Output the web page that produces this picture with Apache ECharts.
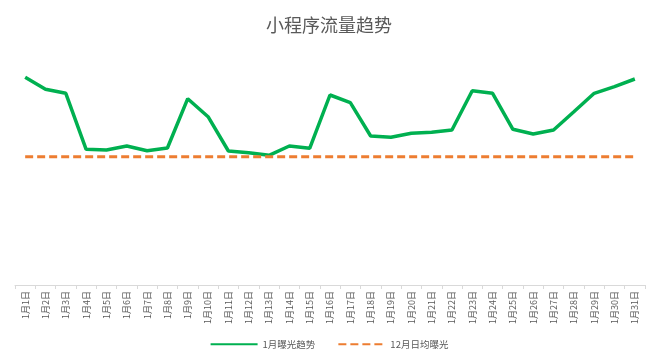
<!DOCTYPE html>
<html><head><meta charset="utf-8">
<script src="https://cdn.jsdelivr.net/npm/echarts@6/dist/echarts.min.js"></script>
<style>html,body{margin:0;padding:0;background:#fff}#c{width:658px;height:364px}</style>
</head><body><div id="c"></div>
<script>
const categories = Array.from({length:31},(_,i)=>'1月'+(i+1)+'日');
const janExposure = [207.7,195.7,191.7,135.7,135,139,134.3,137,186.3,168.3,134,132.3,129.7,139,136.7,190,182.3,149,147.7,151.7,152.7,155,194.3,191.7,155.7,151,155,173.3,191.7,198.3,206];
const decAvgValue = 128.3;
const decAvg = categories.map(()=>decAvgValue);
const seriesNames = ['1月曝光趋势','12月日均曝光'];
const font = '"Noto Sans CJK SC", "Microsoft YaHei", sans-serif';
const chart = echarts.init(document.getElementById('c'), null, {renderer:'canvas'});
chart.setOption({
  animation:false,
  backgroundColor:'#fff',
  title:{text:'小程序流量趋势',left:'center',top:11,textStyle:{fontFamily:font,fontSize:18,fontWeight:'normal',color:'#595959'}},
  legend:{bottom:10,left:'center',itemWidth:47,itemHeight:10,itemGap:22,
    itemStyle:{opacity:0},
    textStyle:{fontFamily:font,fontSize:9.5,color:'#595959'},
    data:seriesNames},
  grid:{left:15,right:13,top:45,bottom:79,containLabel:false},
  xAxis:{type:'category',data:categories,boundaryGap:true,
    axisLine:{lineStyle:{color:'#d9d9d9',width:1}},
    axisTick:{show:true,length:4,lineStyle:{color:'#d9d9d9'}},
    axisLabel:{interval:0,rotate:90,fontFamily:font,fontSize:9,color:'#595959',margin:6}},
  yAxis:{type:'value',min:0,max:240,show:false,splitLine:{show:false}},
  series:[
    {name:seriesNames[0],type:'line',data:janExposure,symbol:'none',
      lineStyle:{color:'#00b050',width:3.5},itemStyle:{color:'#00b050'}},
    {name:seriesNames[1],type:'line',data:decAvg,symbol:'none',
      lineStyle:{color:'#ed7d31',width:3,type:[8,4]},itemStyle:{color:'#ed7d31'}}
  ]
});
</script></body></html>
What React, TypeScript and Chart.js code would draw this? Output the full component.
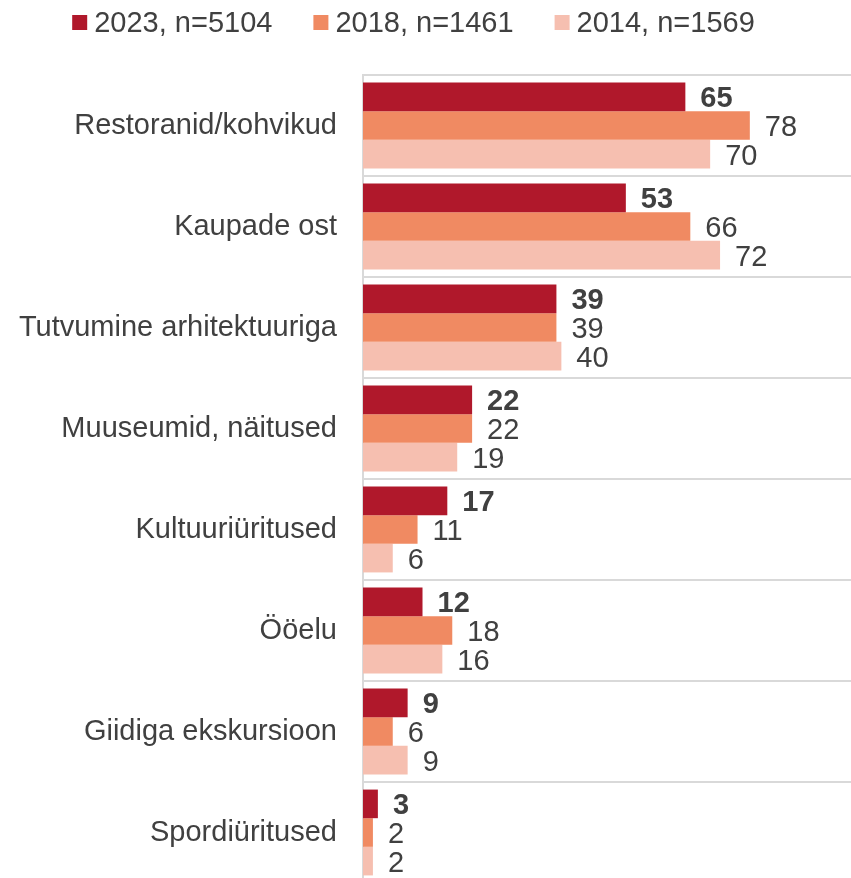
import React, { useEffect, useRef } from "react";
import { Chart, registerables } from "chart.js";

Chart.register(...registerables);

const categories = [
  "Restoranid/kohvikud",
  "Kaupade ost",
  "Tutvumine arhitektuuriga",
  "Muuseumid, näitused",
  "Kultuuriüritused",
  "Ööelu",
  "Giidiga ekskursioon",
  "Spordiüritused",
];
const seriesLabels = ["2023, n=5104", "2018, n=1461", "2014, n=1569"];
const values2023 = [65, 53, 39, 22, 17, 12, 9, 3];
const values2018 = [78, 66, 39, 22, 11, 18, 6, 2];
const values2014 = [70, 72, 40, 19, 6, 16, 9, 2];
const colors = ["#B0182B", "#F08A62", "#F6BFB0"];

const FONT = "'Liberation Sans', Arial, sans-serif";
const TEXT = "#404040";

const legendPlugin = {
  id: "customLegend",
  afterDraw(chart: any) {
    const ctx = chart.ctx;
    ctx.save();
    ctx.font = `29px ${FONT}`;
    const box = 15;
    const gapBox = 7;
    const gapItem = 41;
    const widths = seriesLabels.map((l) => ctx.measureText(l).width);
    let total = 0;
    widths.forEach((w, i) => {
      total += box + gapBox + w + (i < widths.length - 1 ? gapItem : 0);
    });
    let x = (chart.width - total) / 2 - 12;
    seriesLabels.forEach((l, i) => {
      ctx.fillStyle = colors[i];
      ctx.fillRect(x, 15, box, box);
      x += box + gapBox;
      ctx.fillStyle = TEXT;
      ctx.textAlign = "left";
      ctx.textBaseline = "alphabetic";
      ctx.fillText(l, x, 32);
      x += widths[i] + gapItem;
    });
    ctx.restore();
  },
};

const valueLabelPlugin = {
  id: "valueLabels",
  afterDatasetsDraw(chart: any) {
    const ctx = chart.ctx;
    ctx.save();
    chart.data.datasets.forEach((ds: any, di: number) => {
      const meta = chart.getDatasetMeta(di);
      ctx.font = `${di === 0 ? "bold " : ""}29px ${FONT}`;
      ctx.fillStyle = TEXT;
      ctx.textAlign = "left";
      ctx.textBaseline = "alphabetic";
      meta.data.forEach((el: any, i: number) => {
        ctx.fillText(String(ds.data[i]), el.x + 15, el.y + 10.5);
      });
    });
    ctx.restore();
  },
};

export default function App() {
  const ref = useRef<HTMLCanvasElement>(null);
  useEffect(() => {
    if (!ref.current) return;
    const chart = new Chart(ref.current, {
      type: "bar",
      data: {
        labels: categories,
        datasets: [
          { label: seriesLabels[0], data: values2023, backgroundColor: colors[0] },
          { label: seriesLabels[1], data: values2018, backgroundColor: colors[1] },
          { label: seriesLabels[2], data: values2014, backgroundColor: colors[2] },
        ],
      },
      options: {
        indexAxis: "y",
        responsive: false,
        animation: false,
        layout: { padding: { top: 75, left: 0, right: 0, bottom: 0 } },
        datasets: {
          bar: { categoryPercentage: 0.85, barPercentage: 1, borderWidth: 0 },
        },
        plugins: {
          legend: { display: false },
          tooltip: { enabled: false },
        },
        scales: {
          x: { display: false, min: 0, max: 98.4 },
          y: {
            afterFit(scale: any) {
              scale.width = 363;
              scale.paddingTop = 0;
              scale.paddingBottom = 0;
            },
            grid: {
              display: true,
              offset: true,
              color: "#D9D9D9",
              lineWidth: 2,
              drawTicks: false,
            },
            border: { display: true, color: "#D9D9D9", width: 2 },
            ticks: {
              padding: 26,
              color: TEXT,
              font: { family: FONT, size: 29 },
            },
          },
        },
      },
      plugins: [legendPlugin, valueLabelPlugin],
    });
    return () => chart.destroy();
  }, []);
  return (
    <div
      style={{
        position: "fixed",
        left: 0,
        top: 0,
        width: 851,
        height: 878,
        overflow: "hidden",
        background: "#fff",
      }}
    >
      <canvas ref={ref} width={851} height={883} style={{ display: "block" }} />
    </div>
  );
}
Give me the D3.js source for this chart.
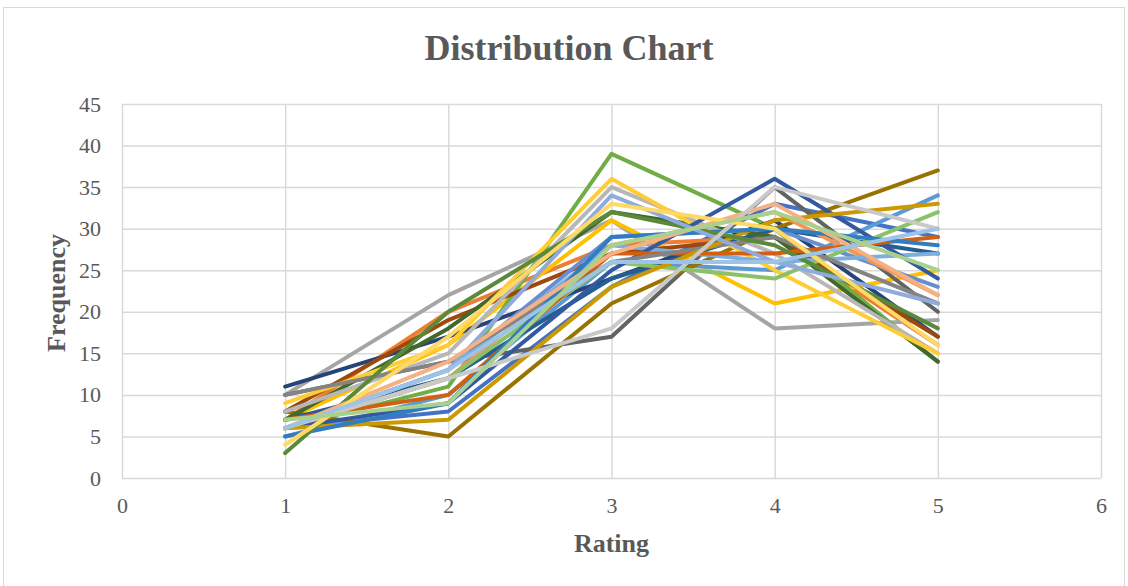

----

Within the records, how many lines include "this"? The answer is the number and nothing else.

3